By JOAN MCCOY
Leader staff writer
Cabot has lost its boomtown designation to Maumelle, a suburb of Little Rock that should soon get its own high school.
Cabot was called the state’s boomtown almost a year ago by a Little Rock company that provides marketing information to large retailers nationwide. At that time, Cabot was the third fastest-growing city in the state, but its continual growth in population over a 10-year period and 83-percent increase in household income over that same period had reached $98,555, an impressive number by most standards.
But this year, that same company, the Gadberry Group, says Cabot is sixth for growth in the state behind Maumelle, Bryant, Conway, Centerton and Lowell, and ahead of Rogers, Bentonville and Fayetteville.
The report, released Monday, says the number of households in Maumelle grew by 85 percent from 2000 to 2009.
It also found the average household income rose by nearly $28,000 to $100,701.
Cabot Mayor Eddie Joe Williams said Tuesday morning that he isn’t concerned that his city has moved down in ranking. Cabot is still doing well and building is on the rise since the stock of available houses has been sold down.
And perhaps more importantly, smaller homes for young families are again being built in Cabot. For at least five years the 1,200- to 1,400-square-foot houses have been built in Ward and Austin where land was less expensive.
The high cost of land in Cabot was a deterrent to building starter homes.
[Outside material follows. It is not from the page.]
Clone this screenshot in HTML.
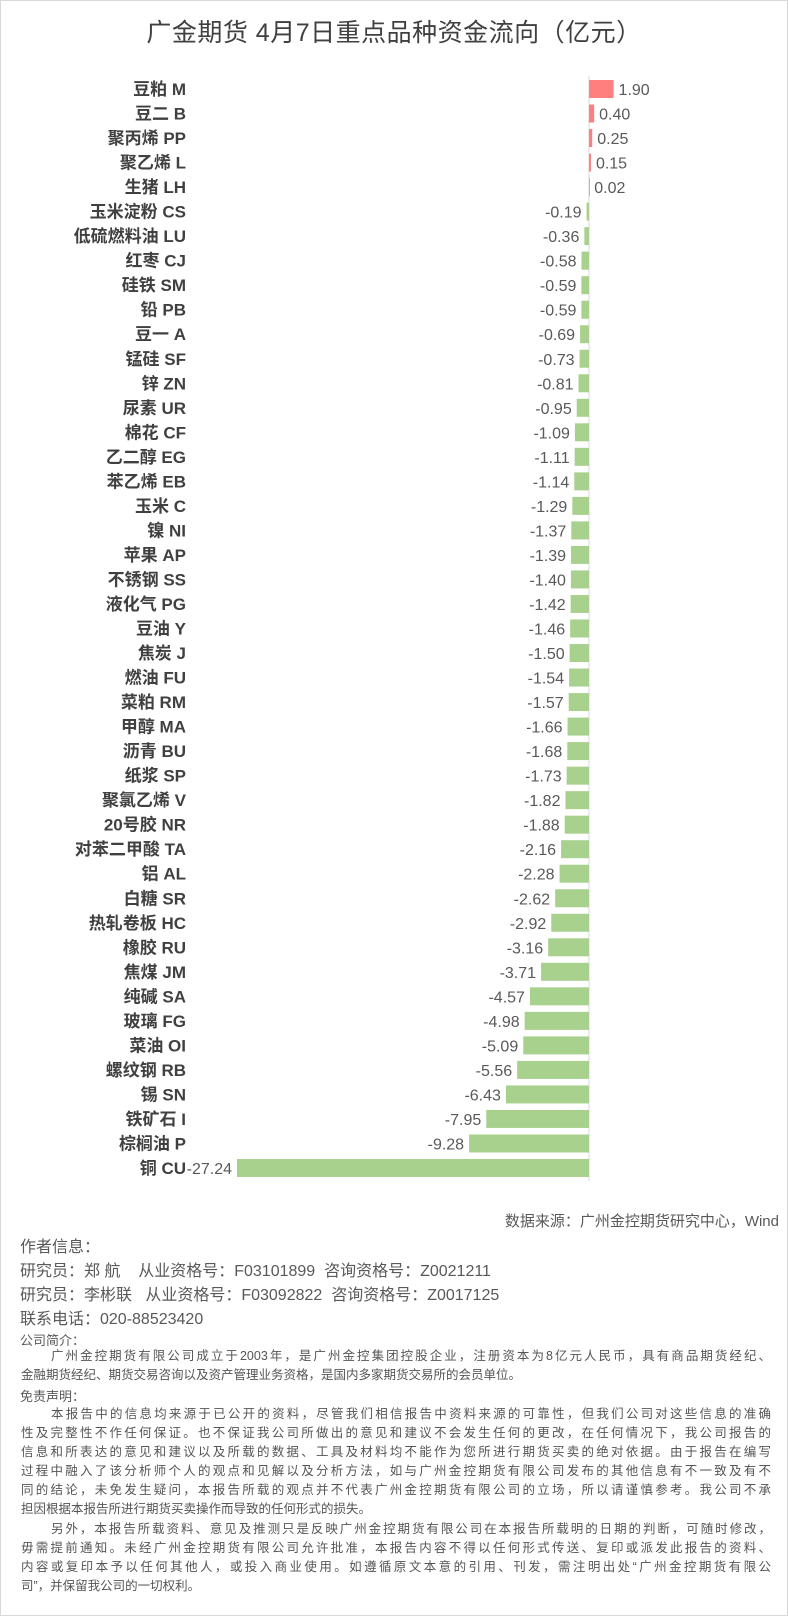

Instead, it has been used for many years as building sites for the homes of officers from Little Rock Air Force Base, who, like the Little Rock transplants who also have moved to Cabot by the thousands, were looking for good public schools for their children.
Those with jobs that paid less moved to Ward and Austin, which are also part of the Cabot School District.
But Williams said he is hopeful that the new subdivision of starter homes that is already under construction in Cabot is a sign of things to come, and that landowners are beginning to realize that they will have to lower their prices if they want their land to sell to developers.